*GIVEN TASK*. From the records, pick out and copy each line containing "this".

*DATA SUPPLIED*.

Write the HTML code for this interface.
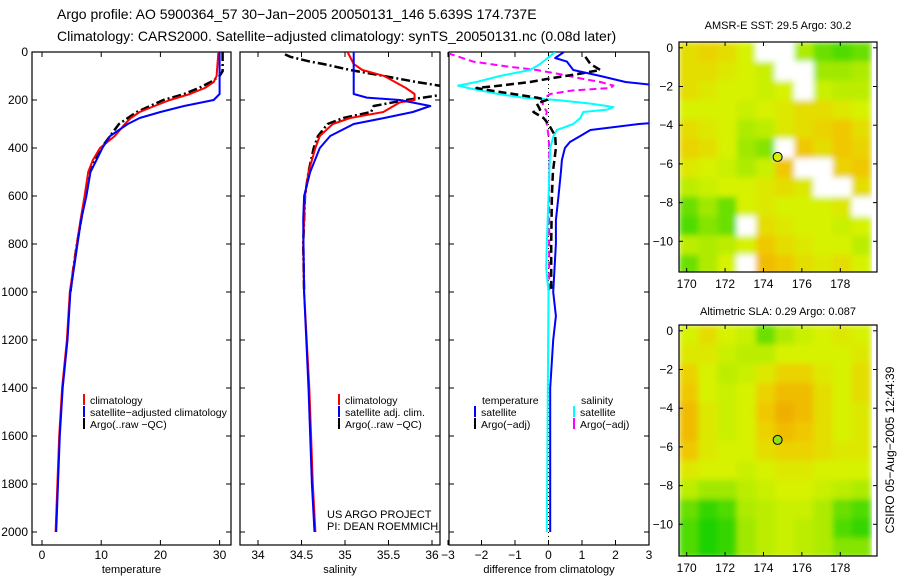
<!DOCTYPE html>
<html><head><meta charset="utf-8"><style>
html,body{margin:0;padding:0;background:#fff;}
svg{display:block;font-family:"Liberation Sans",sans-serif;}
</style></head><body>
<svg id="s" width="900" height="580" viewBox="0 0 900 580">
<defs><filter id="soft" x="0" y="0" width="1" height="1"><feGaussianBlur stdDeviation="3" edgeMode="duplicate"/></filter></defs>
<text x="57" y="19" font-size="14">Argo profile: AO 5900364_57 30−Jan−2005 20050131_146 5.639S 174.737E</text>
<text x="57" y="41" font-size="14">Climatology: CARS2000. Satellite−adjusted climatology: synTS_20050131.nc (0.08d later)</text>
<text x="778" y="29" font-size="11" text-anchor="middle">AMSR-E SST: 29.5 Argo: 30.2</text>
<text x="778" y="315" font-size="11" text-anchor="middle">Altimetric SLA: 0.29 Argo: 0.087</text>
<text transform="translate(894,450) rotate(-90)" font-size="12" text-anchor="middle">CSIRO 05−Aug−2005 12:44:39</text>
</svg>
<script>
// ---------- data ----------
const tDepth=[0,100,125,150,175,200,225,250,275,300,350,400,450,500,600,700,800,900,1000,1200,1400,1600,1800,2000];
const tClim=[29.8,29.5,29,27.5,25,21.6,19,16.5,15,14,12.3,9.8,8.6,7.8,7.2,6.5,5.9,5.3,4.7,4.2,3.4,2.9,2.6,2.3];
const tSatDepth=[0,175,200,225,250,275,300,325,350,400,450,500,600,700,800,900,1000,1200,1400,1600,1800,2000];
const tSat=[30,30,29,24,20,16.5,14.5,13,11.5,10.2,9.2,8.2,7.5,6.6,6,5.4,4.8,4.3,3.5,3,2.7,2.4];
const tArgoDepth=[0,80,100,125,150,175,200,250,300,350,400,500,600,700,800,900,1000];
const tArgo=[30.5,30.5,30,28.5,26.5,24,20.5,16,13,11.5,10,8,7.3,6.6,5.9,5.3,4.8];
const sDepth=[0,50,75,100,150,175,200,210,250,275,300,350,400,500,600,800,1000,1400,1600,1800,2000];
const sClim=[35.03,35.1,35.2,35.45,35.7,35.8,35.8,35.63,35.44,35.06,34.86,34.71,34.66,34.58,34.54,34.52,34.53,34.59,34.61,34.63,34.66];
const sSatDepth=[0,175,190,200,225,250,275,300,350,400,500,600,700,1000,1400,1600,1800,2000];
const sSat=[35.1,35.1,35.25,35.63,35.98,35.78,35.45,35.1,34.83,34.71,34.6,34.53,34.52,34.53,34.58,34.6,34.62,34.65];
const sArgoDepth=[10,20,40,50,75,100,125,140,160,180,190,200,225,250,275,300,350,400,500,600,800,1000];
const sArgo=[34.31,34.37,34.6,34.75,35.06,35.45,35.82,36.08,36.3,36.08,35.9,35.7,35.33,35.3,34.98,34.8,34.69,34.64,34.58,34.54,34.52,34.53];
const dTSatDepth=[0,25,40,75,100,125,150,200,297,300,325,350,375,400,450,500,600,700,800,1000,1100,1200,1400,2000];
const dTSat=[0.46,0.2,0.55,0.74,1.55,2.3,4,4,3,2.7,1.25,0.95,0.64,0.49,0.4,0.37,0.3,0.22,0.22,0.14,0.22,0.14,0.05,0.05];
const dTArgoDepth=[20,50,75,90,110,125,140,150,160,175,190,200,215,240,250,275,300,350,400,500,600,800,1000];
const dTArgo=[1.1,1.25,1.55,0.95,0.05,-0.55,-1.45,-2.15,-1.75,-1.05,-0.35,-0.05,-0.35,-0.25,-0.45,-0.15,0,0.2,0.22,0.13,0.1,0.08,0.08];
const dSSatDepth=[0,50,75,100,125,140,150,175,190,200,215,225,230,240,250,275,300,325,350,400,600,800,900,1000,2000];
const dSSat=[0.2,-0.25,-0.55,-1.45,-2.15,-2.7,-2.4,-1.5,-0.76,0.25,1.25,1.75,1.94,1.75,1.04,0.95,0.74,0.25,0.15,0.05,0,-0.05,-0.07,0,-0.05];
const dSArgoDepth=[5,40,60,75,90,110,125,140,150,160,175,200,225,250,275,300,350,400,700,1000];
const dSArgo=[-3,-2.25,-1.25,-0.35,0.25,0.95,1.55,1.94,1.85,0.74,0.05,-0.2,-0.15,-0.05,-0.1,-0.05,0,0.02,0.02,0.02];
const depthTicks=[0,200,400,600,800,1000,1200,1400,1600,1800,2000];
const tTicks=[0,10,20,30];
const sTicks=[34,34.5,35,35.5,36];
const sTickLabels=["34","34.5","35","35.5","36"];
const dTicks=[-3,-2,-1,0,1,2,3];
const lonTicks=[170,172,174,176,178];
const latTicks=[0,-2,-4,-6,-8,-10];
const sstField=[
[0.6,0.65,0.6,0.5,-1,-1,0.35,0.2,0.15,0.2],
[0.6,0.6,0.55,0.5,0.45,-1,-1,0.3,0.3,0.35],
[0.6,0.55,0.5,0.5,0.45,0.5,-1,0.45,0.4,0.4],
[0.5,0.5,0.5,0.45,0.5,0.55,0.6,0.6,0.55,0.5],
[0.6,0.55,0.5,0.35,0.4,0.55,0.6,0.65,0.7,0.6],
[0.65,0.6,0.5,0.3,0.25,-1,0.7,0.6,0.7,0.65],
[0.55,0.5,0.45,0.35,0.45,0.7,-1,-1,0.65,0.7],
[0.4,0.45,0.5,0.5,0.55,0.6,0.55,-1,-1,0.6],
[0.2,0.3,0.2,0.5,0.55,0.5,0.5,0.5,0.55,-1],
[0.15,0.25,0.2,-1,0.6,0.55,0.5,0.5,0.45,0.5],
[0.4,0.35,0.4,0.5,0.7,0.6,0.55,0.5,0.5,0.4],
[0.2,0.35,0.5,-1,0.75,0.7,0.6,0.55,0.6,0.5]];
const slaField=[
[0.5,0.6,0.5,0.45,0.2,0.35,0.45,0.5,0.55,0.5],
[0.55,0.55,0.45,0.4,0.4,0.5,0.5,0.5,0.5,0.55],
[0.65,0.5,0.4,0.45,0.55,0.65,0.65,0.55,0.5,0.6],
[0.7,0.5,0.45,0.5,0.65,0.75,0.75,0.6,0.5,0.6],
[0.75,0.55,0.45,0.5,0.7,0.8,0.75,0.6,0.5,0.55],
[0.75,0.55,0.45,0.5,0.65,0.75,0.7,0.6,0.5,0.55],
[0.7,0.55,0.5,0.5,0.6,0.65,0.65,0.6,0.55,0.55],
[0.55,0.5,0.5,0.45,0.5,0.55,0.55,0.5,0.5,0.5],
[0.4,0.3,0.3,0.4,0.45,0.5,0.5,0.45,0.4,0.35],
[0.2,0.1,0.15,0.35,0.4,0.45,0.45,0.35,0.2,0.15],
[0.15,0.05,0.1,0.3,0.4,0.45,0.4,0.35,0.15,0.1],
[0.15,0.05,0.1,0.3,0.4,0.45,0.4,0.35,0.25,0.25]];
const argoLon=174.737, argoLat=-5.639;

// ---------- drawing ----------
const NS='http://www.w3.org/2000/svg';
const svg=document.getElementById('s');
function mk(tag,attrs,parent){const e=document.createElementNS(NS,tag);for(const k in attrs)e.setAttribute(k,attrs[k]);(parent||svg).appendChild(e);return e;}
const yD=d=>52+0.24*d;
const TOP=52,BOT=545;
const panels=[
 {name:'temperature',l:32,r:231,x:v=>42+5.92*v,ticks:tTicks,labels:tTicks.map(String),title:'temperature'},
 {name:'salinity',l:240,r:440,x:v=>258+87*(v-34),ticks:sTicks,labels:sTickLabels,title:'salinity'},
 {name:'difference',l:449,r:649,x:v=>548.5+33.5*v,ticks:dTicks,labels:dTicks.map(v=>v<0?'−'+(-v):String(v)),title:'difference from climatology'}];
panels.forEach((p,i)=>{
  const g=mk('g',{});
  
  
  const cp=mk('clipPath',{id:'cp'+i},g);mk('rect',{x:p.l,y:TOP,width:p.r-p.l,height:BOT-TOP},cp);
  const fr=mk('rect',{x:p.l,y:TOP,width:p.r-p.l,height:BOT-TOP,fill:'none',stroke:'#000','stroke-width':1.2},g);
  
  p.ticks.forEach((t,j)=>{const x=p.x(t);
    mk('line',{x1:x,x2:x,y1:BOT,y2:BOT-5,stroke:'#000'},g);mk('line',{x1:x,x2:x,y1:TOP,y2:TOP+5,stroke:'#000'},g);
    const tx=mk('text',{x:x,y:559,'font-size':12,'text-anchor':'middle'},g);tx.textContent=p.labels[j];
    });
  depthTicks.forEach(d=>{const y=yD(d);
    mk('line',{x1:p.l,x2:p.l+5,y1:y,y2:y,stroke:'#000'},g);mk('line',{x1:p.r,x2:p.r-5,y1:y,y2:y,stroke:'#000'},g);});
  const at=mk('text',{x:(p.l+p.r)/2,y:573,'font-size':11,'text-anchor':'middle'},g);at.textContent=p.title;
  
  p.g=g;p.clip='url(#cp'+i+')';
});
depthTicks.forEach(d=>{const t=mk('text',{x:28,y:yD(d)+4,'font-size':12,'text-anchor':'end'});t.textContent=d;
  });
function series(p,depths,vals,color,w,dash,name){
  const pts=depths.map((d,i)=>p.x(vals[i]).toFixed(1)+','+yD(d).toFixed(1)).join(' ');
  const a={points:pts,fill:'none',stroke:color,'stroke-width':w,'clip-path':p.clip,'stroke-linejoin':'round'};
  if(dash)a['stroke-dasharray']=dash;
  const e=mk('polyline',a,p.g);
  
}
const P0=panels[0],P1=panels[1],P2=panels[2];
series(P0,tArgoDepth,tArgo,'#000',2.5,'9,3,2,3','temp-argo-line');
series(P0,tDepth,tClim,'#f00',2,null,'temp-climatology-line');
series(P0,tSatDepth,tSat,'#00f',2,null,'temp-satellite-line');
series(P1,sArgoDepth,sArgo,'#000',2.5,'9,3,2,3','sal-argo-line');
series(P1,sDepth,sClim,'#f00',2,null,'sal-climatology-line');
series(P1,sSatDepth,sSat,'#00f',2,null,'sal-satellite-line');
const zl=mk('line',{x1:P2.x(0),x2:P2.x(0),y1:TOP,y2:BOT,stroke:'#000','stroke-width':1,'stroke-dasharray':'1,3'},P2.g);

series(P2,dSArgoDepth,dSArgo,'#f0f',2,'7,4','diff-sal-argo-line');
series(P2,dSSatDepth,dSSat,'#0ff',2,null,'diff-sal-satellite-line');
series(P2,dTArgoDepth,dTArgo,'#000',2.5,'8,4','diff-temp-argo-line');
series(P2,dTSatDepth,dTSat,'#00f',2,null,'diff-temp-satellite-line');
function leg(x,y,color,text,name){
  if(color){const l=mk('line',{x1:x,x2:x,y1:y-10,y2:y+1,stroke:color,'stroke-width':2});
    }
  const t=mk('text',{x:x+6,y:y,'font-size':10.5});t.textContent=text;
  
}
leg(84,404,'#f00','climatology','legend-temp-climatology');
leg(84,416,'#00f','satellite−adjusted climatology','legend-temp-satellite');
leg(84,428,'#000','Argo(..raw −QC)','legend-temp-argo');
leg(339,404,'#f00','climatology','legend-sal-climatology');
leg(339,416,'#00f','satellite adj. clim.','legend-sal-satellite');
leg(339,428,'#000','Argo(..raw −QC)','legend-sal-argo');
leg(476,404,null,'temperature','legend-diff-temp-header');
leg(475,416,'#00f','satellite','legend-diff-temp-satellite');
leg(475,428,'#000','Argo(−adj)','legend-diff-temp-argo');
leg(575,404,null,'salinity','legend-diff-sal-header');
leg(574,416,'#0ff','satellite','legend-diff-sal-satellite');
leg(574,428,'#f0f','Argo(−adj)','legend-diff-sal-argo');
const u1=mk('text',{x:327,y:518,'font-size':11});u1.textContent='US ARGO PROJECT';

const u2=mk('text',{x:327,y:530,'font-size':11});u2.textContent='PI: DEAN ROEMMICH';


function col(v){
  const stops=[[0,[0,205,0]],[0.3,[160,232,0]],[0.5,[215,242,0]],[0.7,[240,200,0]],[0.9,[240,150,0]],[1,[240,130,0]]];
  v=Math.max(0,Math.min(1,v));
  for(let i=1;i<stops.length;i++){if(v<=stops[i][0]){const a=stops[i-1],b=stops[i],f=(v-a[0])/(b[0]-a[0]);
    return 'rgb('+a[1].map((c,k)=>Math.round(c+(b[1][k]-c)*f)).join(',')+')';}}
  return 'rgb(240,130,0)';
}
function map(top,bot,field,circleFill,name){
  const L=679,R=877,lon0=169.6,lat0=0.3,sx=19.2,sy=19.35;
  const X=lon=>L+(lon-lon0)*sx, Y=lat=>top+(lat0-lat)*sy;
  const g=mk('g',{});
  const cp=mk('clipPath',{id:'cp'+name},g);mk('rect',{x:L,y:top,width:R-L,height:bot-top},cp);
  const outer=mk('g',{'clip-path':'url(#cp'+name+')'},g);
  const cg=mk('g',{filter:'url(#soft)'},outer);
  field.forEach((row,r)=>row.forEach((v,c)=>{
    const cell=mk('rect',{x:X(lon0+c).toFixed(1),y:Y(lat0-r).toFixed(1),width:sx+0.6,height:sy+0.6,fill:v<0?'#fff':col(v)},cg);
    
  }));
  mk('rect',{x:L,y:top,width:R-L,height:bot-top,fill:'none',stroke:'#000','stroke-width':1.2},g);
  lonTicks.forEach(l=>{const x=X(l);mk('line',{x1:x,x2:x,y1:bot,y2:bot-4,stroke:'#000'},g);mk('line',{x1:x,x2:x,y1:top,y2:top+4,stroke:'#000'},g);
    const t=mk('text',{x:x,y:bot+16,'font-size':12,'text-anchor':'middle'},g);t.textContent=l;
    });
  latTicks.forEach(l=>{const y=Y(l);mk('line',{x1:L,x2:L+4,y1:y,y2:y,stroke:'#000'},g);mk('line',{x1:R,x2:R-4,y1:y,y2:y,stroke:'#000'},g);
    const t=mk('text',{x:673,y:y+4,'font-size':12,'text-anchor':'end'},g);t.textContent=l<0?'−'+(-l):l;
    });
  const c=mk('circle',{cx:X(argoLon),cy:Y(argoLat),r:4.5,fill:circleFill,stroke:'#000','stroke-width':1},g);
  
}
map(42,272,sstField,'#d8f000','sst-map');
map(325,556,slaField,'#90e020','sla-map');
</script>
</body></html>
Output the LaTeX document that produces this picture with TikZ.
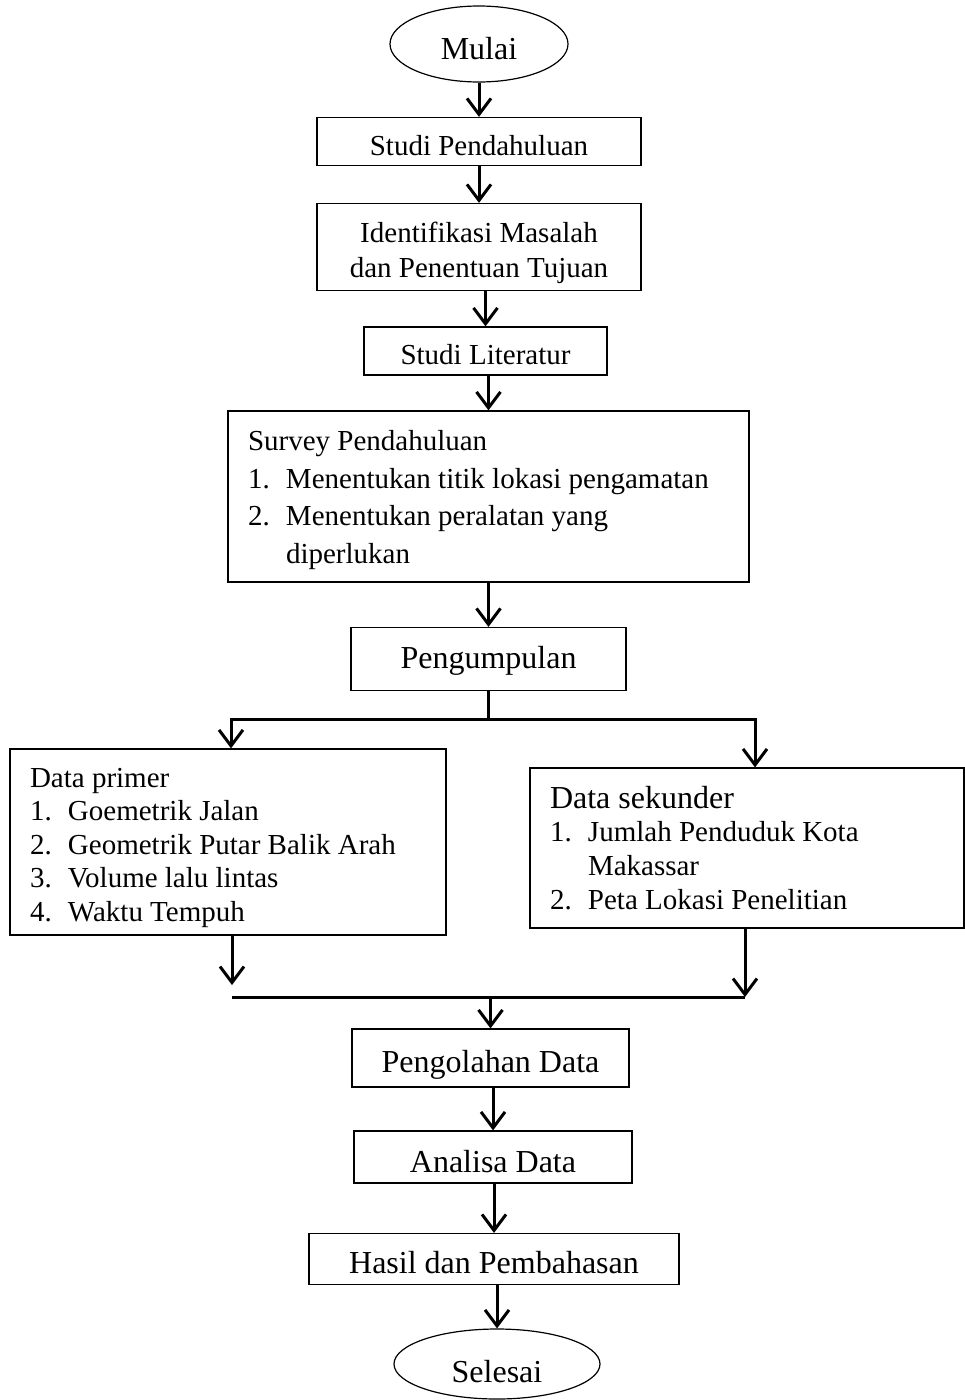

*EXPECTED ANSWER*.
Write the HTML code for this interface.
Output the LaTeX document that produces this picture with TikZ.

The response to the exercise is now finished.